Monday, April 14, 2014

First Day of Class

...about damn time.

I'm not gonna lie: since I arrived in January, I've spent most of my time dicking around. I took off for a month and even when I was here for "class," let's be honest... I didn't do that much learning although to be fair, I was technically learning everywhere I was - at the bar, at the club, at the bakery, at Aldi, at the Späti. Little things matter too, like how to order a G&T in German.

So imagine what it felt like to wake up this morning knowing that I would have to sit through hours and hours of economics lecture today. (Classes here meet once a week for a longass session.)

Actually, it felt pretty good, like my life in Berlin finally has direction.

I boarded the AM struggle-train to the university which was remarkably entertaining.
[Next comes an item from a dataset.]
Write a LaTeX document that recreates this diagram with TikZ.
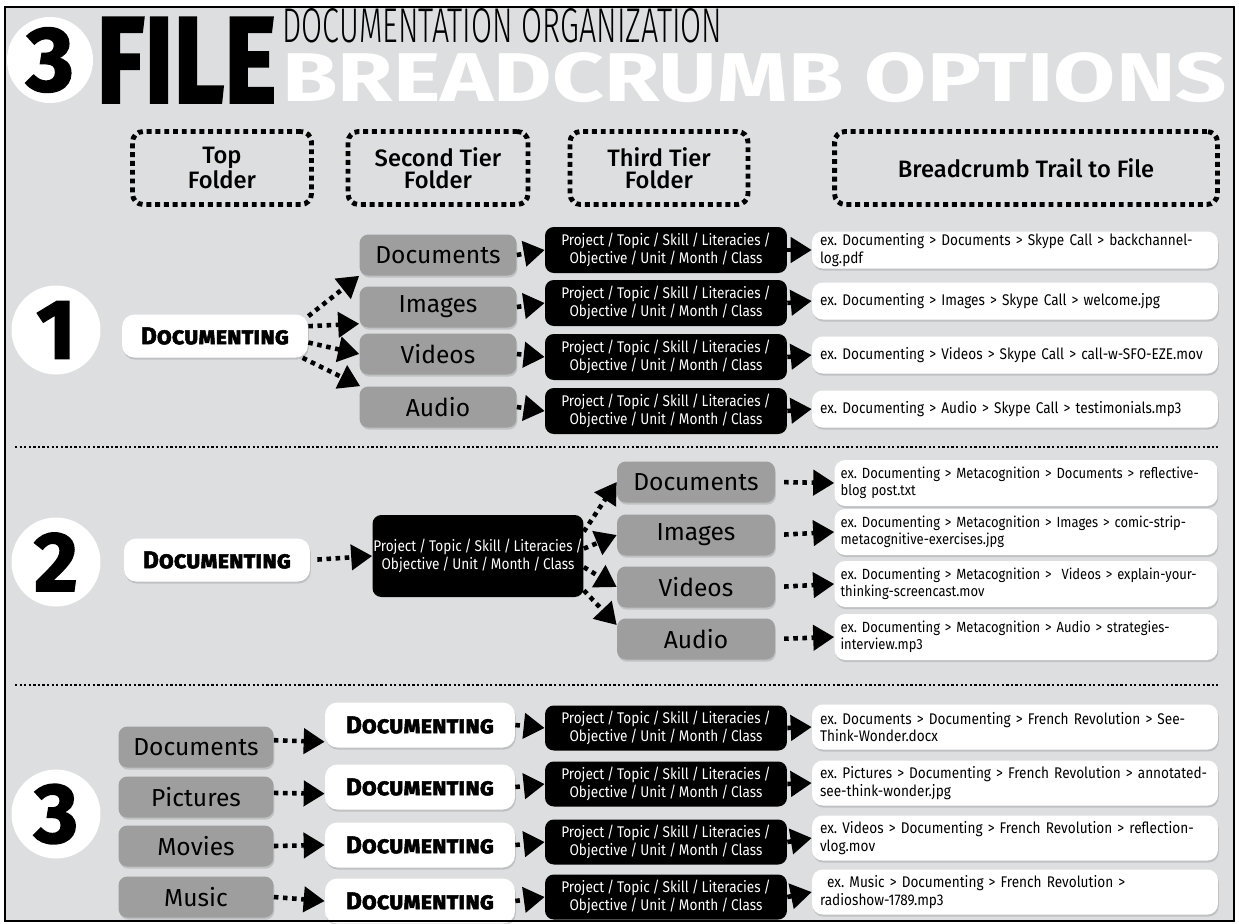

When the students are on holiday, the train is almost empty. Now that classes have begun, it is more packed with young people than the U1 on Friday and Saturday nights. 

It helped that my first lecture was in English. It's a course on the history of economics and while, yes, that does sound rather dull, I thoroughly enjoyed hearing the familiar names of famous economists and their contributions to the field. It actually brought me a decent amount of excitement to learn that Cournot is not only known for his work in game theory but also in being one of the first to propose a downward sloping demand curve. #nerd

My second lecture was environmental economics, and it passed by in a complete blur... something about fisheries, something about the prisoner's dilemma, some graphs about marginal cost and marginal willingness to pay. Fortunately, it covered mainly logistics and microeconomic principles that I more or less already know, but there were times when my brain gave out completely. The amount of thinking you have to do just to study a subject itself can already be overwhelming, but to do it in a foreign language at least doubles the difficulty of the task. I respect the foreign students in my micro class from last semester who were somehow able to keep up with the pace and rigor of the professor.

Tomorrow, I'm headed to another university to try and get into a psychology course there. I don't need it, but it sounds interesting enough to try out. And if anything, I need to get out of the house.

Academically, I think the dust is finally starting to settle.

Everything else? Sheer chaos. A neverending rollercoaster. The best of times and the worst of times. But nothing short of an adventure, always.